## YOUR TASK
Quote the data exactly, first line to the line containing "ax2 = ax.twinx()", with no pictures.

## DATA BLOCK
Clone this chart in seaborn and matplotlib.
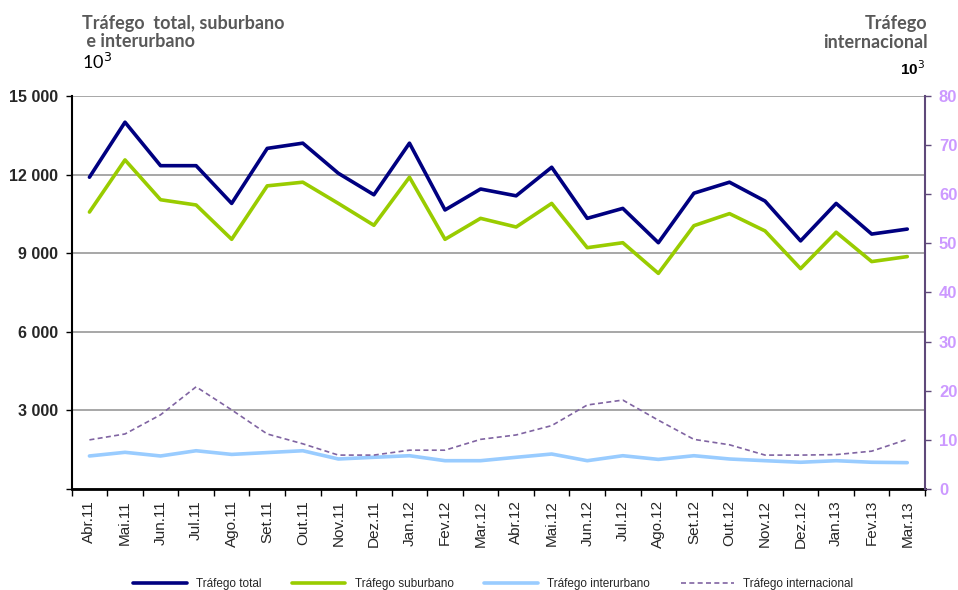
import numpy as np
import pandas as pd
import seaborn as sns
import matplotlib.pyplot as plt
from matplotlib.ticker import FuncFormatter, MultipleLocator

# Data (10^3)
months = ["Abr.11", "Mai.11", "Jun.11", "Jul.11", "Ago.11", "Set.11", "Out.11", "Nov.11",
          "Dez.11", "Jan.12", "Fev.12", "Mar.12", "Abr.12", "Mai.12", "Jun.12", "Jul.12",
          "Ago.12", "Set.12", "Out.12", "Nov.12", "Dez.12", "Jan.13", "Fev.13", "Mar.13"]
total = [11900, 14000, 12340, 12340, 10900, 13000, 13200, 12050, 11230, 13200, 10650, 11450,
         11190, 12280, 10330, 10710, 9400, 11290, 11710, 10990, 9470, 10900, 9730, 9920]
suburbano = [10570, 12560, 11040, 10840, 9530, 11570, 11710, 10900, 10065, 11900, 9530, 10330,
             10000, 10900, 9210, 9400, 8230, 10050, 10510, 9850, 8410, 9800, 8680, 8870]
interurbano = [1260, 1400, 1260, 1460, 1320, 1390, 1460, 1145, 1210, 1270, 1080, 1080,
               1210, 1335, 1080, 1270, 1130, 1270, 1145, 1080, 1020, 1080, 1020, 1005]
internacional = [10.0, 11.2, 15.1, 20.8, 16.1, 11.2, 9.2, 6.9, 6.9, 7.9, 7.9, 10.1,
                 11.0, 12.9, 17.1, 18.1, 14.0, 10.1, 9.0, 6.9, 6.9, 7.0, 7.7, 10.1]

df = pd.DataFrame({"pos": np.arange(len(months)), "total": total, "suburbano": suburbano,
                   "interurbano": interurbano, "internacional": internacional})

sns.set_style("white")
plt.rcParams["font.family"] = ["Liberation Sans", "DejaVu Sans"]

fig = plt.figure(figsize=(9.58, 5.9), dpi=100)
ax = fig.add_axes([0.0748, 0.1712, 0.8908, 0.6661])
ax2 = ax.twinx()

sns.lineplot(data=df, x="pos", y="total", ax=ax, color="#000080", lw=2.6, label="Tráfego total", legend=False)
sns.lineplot(data=df, x="pos", y="suburbano", ax=ax, color="#99CC00", lw=2.6, label="Tráfego suburbano", legend=False)
sns.lineplot(data=df, x="pos", y="interurbano", ax=ax, color="#99CCFF", lw=2.6, label="Tráfego interurbano", legend=False)
sns.lineplot(data=df, x="pos", y="internacional", ax=ax2, color="#8064A2", lw=1.2,
             linestyle=(0, (3, 2)), label="Tráfego internacional", legend=False)

# left axis
ax.set_xlim(-0.5, len(months) - 0.5)
ax.set_ylim(0, 15000)
ax.set_yticks(np.arange(0, 15001, 3000))
ax.yaxis.set_major_formatter(FuncFormatter(lambda v, p: "" if v == 0 else f"{int(v):,}".replace(",", " ")))
ax.grid(axis="y", color="#A0A0A0", lw=1.3)
ax.grid(axis="x", visible=False)
ax.set_axisbelow(True)
ax.set_xlabel("")
ax.set_ylabel("")
ax.set_xticks(np.arange(len(months)))
ax.set_xticklabels(months, rotation=90, fontsize=11)
ax.xaxis.set_minor_locator(MultipleLocator(1, offset=0.5))
ax.tick_params(axis="x", which="major", length=0, pad=8)
ax.tick_params(axis="x", which="minor", length=5, width=1, color="black", direction="out", bottom=True)
ax.tick_params(axis="y", length=4, width=1, color="black", direction="out", left=True,
               labelsize=11.5, pad=6)
for lab in ax.get_yticklabels():
    lab.set_fontweight("bold")
for s in ["top", "right"]:
    ax.spines[s].set_visible(False)
ax.spines["left"].set_color("black")
ax.spines["left"].set_linewidth(1.5)
ax.spines["bottom"].set_color("black")
ax.spines["bottom"].set_linewidth(2)

# right axis
ax2.set_ylim(0, 80)
ax2.set_yticks(np.arange(0, 81, 10))
ax2.set_ylabel("")
ax2.grid(False)
ax2.tick_params(axis="y", length=4, width=1, color="#5F497A", direction="out", right=True,
                labelsize=12, labelcolor="#CC99FF", pad=6)
for lab in ax2.get_yticklabels():
    lab.set_fontweight("bold")
for s in ["top", "left", "bottom"]:
    ax2.spines[s].set_visible(False)
ax2.spines["right"].set_color("#5F497A")
ax2.spines["right"].set_linewidth(1.5)

# titles
fig.text(0.086, 0.975, "Tráfego  total, suburbano\n e interurbano", ha="left", va="top",
         fontsize=13, fontweight="bold", color="#595959", family=["Lato", "DejaVu Sans"],
         linespacing=1.1)
fig.text(0.086, 0.912, "10$^3$", ha="left", va="top", fontsize=13, color="black",
         family=["Lato", "DejaVu Sans"])
fig.text(0.968, 0.975, "Tráfego\ninternacional", ha="right", va="top", fontsize=13,
         fontweight="bold", color="#595959", family=["Lato", "DejaVu Sans"], linespacing=1.15)
fig.text(0.966, 0.9, "10$^3$", ha="right", va="top", fontsize=11, fontweight="bold", color="black")

# legend
h1, l1 = ax.get_legend_handles_labels()
h2, l2 = ax2.get_legend_handles_labels()
fig.legend(h1 + h2, l1 + l2, loc="lower center", bbox_to_anchor=(0.515, -0.018), ncol=4,
           frameon=False, handlelength=4.5, columnspacing=2.6,
           prop={"family": ["Liberation Sans Narrow", "Liberation Sans"], "size": 8.5})

fig.savefig("out.png", dpi=100)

## TASK OUTPUT
Clone this chart in seaborn and matplotlib.
import numpy as np
import pandas as pd
import seaborn as sns
import matplotlib.pyplot as plt
from matplotlib.ticker import FuncFormatter, MultipleLocator

# Data (10^3)
months = ["Abr.11", "Mai.11", "Jun.11", "Jul.11", "Ago.11", "Set.11", "Out.11", "Nov.11",
          "Dez.11", "Jan.12", "Fev.12", "Mar.12", "Abr.12", "Mai.12", "Jun.12", "Jul.12",
          "Ago.12", "Set.12", "Out.12", "Nov.12", "Dez.12", "Jan.13", "Fev.13", "Mar.13"]
total = [11900, 14000, 12340, 12340, 10900, 13000, 13200, 12050, 11230, 13200, 10650, 11450,
         11190, 12280, 10330, 10710, 9400, 11290, 11710, 10990, 9470, 10900, 9730, 9920]
suburbano = [10570, 12560, 11040, 10840, 9530, 11570, 11710, 10900, 10065, 11900, 9530, 10330,
             10000, 10900, 9210, 9400, 8230, 10050, 10510, 9850, 8410, 9800, 8680, 8870]
interurbano = [1260, 1400, 1260, 1460, 1320, 1390, 1460, 1145, 1210, 1270, 1080, 1080,
               1210, 1335, 1080, 1270, 1130, 1270, 1145, 1080, 1020, 1080, 1020, 1005]
internacional = [10.0, 11.2, 15.1, 20.8, 16.1, 11.2, 9.2, 6.9, 6.9, 7.9, 7.9, 10.1,
                 11.0, 12.9, 17.1, 18.1, 14.0, 10.1, 9.0, 6.9, 6.9, 7.0, 7.7, 10.1]

df = pd.DataFrame({"pos": np.arange(len(months)), "total": total, "suburbano": suburbano,
                   "interurbano": interurbano, "internacional": internacional})

sns.set_style("white")
plt.rcParams["font.family"] = ["Liberation Sans", "DejaVu Sans"]

fig = plt.figure(figsize=(9.58, 5.9), dpi=100)
ax = fig.add_axes([0.0748, 0.1712, 0.8908, 0.6661])
ax2 = ax.twinx()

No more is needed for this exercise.